What is different is exactly what Kelly is saying, which is that we’ve taken this curriculum, the social emotional learning curriculum and deepened it. So it’s beyond what you’ve seen on television before. We’ve seen a lot of shows, like Arthur where it’s about social awareness, relationships, responsible decision making, but not a series for this age group that’s about self-awareness, self-management and regulation and self-esteem. And I just think it’s beautiful. I don’t think there’s anything out there, but it’s all wrapped up in fun tales. Alex Rockwell, our creator, says, ‘it’s like a 21st-century 100-acre-woods, the story’. So they’re just playful, really fun stories with gorgeous songs from Ingrid Michaelson wrapped up all in this.
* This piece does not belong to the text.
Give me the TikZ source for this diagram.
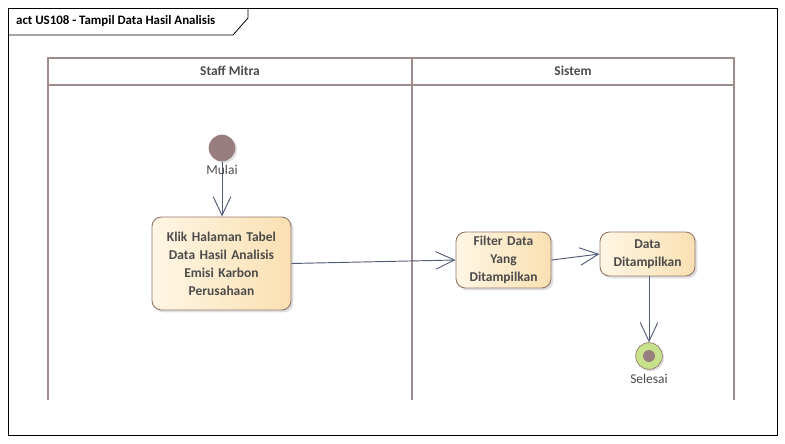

Miller: Kelly, NPR recently reported that parents and community members have protested angrily against social emotional learning in recent months at school board meetings, and state lawmakers have introduced bills to try to ban it. They’ve found disputes specifically about SEL in at least 25 states. One lawmaker in Oklahoma said SEL seeks to find traumas in our children as a pretext to push anti-family, anti-logic and anti-reason philosophies and leftist political ideologies. If you were talking directly to that lawmaker, a state senator from Oklahoma who introduced this bill in February, what would you tell him?

Oriard: I would say that the connection and social emotional learning are the first learnings that any human being encounters. The connections that we have with our parents, with people who love us, come way before anything about policies or ideas and rules. People need to feel connected, belong, and understand their own system and that’s what SEL is about. It’s about helping children, families understand, manage emotions, and also love and accept each other. And so it’s disappointing that something so real and true that is truly helping people, and trying to be supportive of every single person, is being pulled into that arena. And I would highly disagree that SEL seeks to do the things that he’s saying.

Miller: Callie, Kelly and Halle, thanks very much.

Guests: Thank you so much.

Miller: Callie Christensen and Kelly Oriard are co-founders and co-CEOs of Slumberkins, and co-executive producers of the new Apple TV Plus original series. Halle Stanford is the President of Television, and executive producer at the Jim Henson Company, and executive producer of Slumberkins.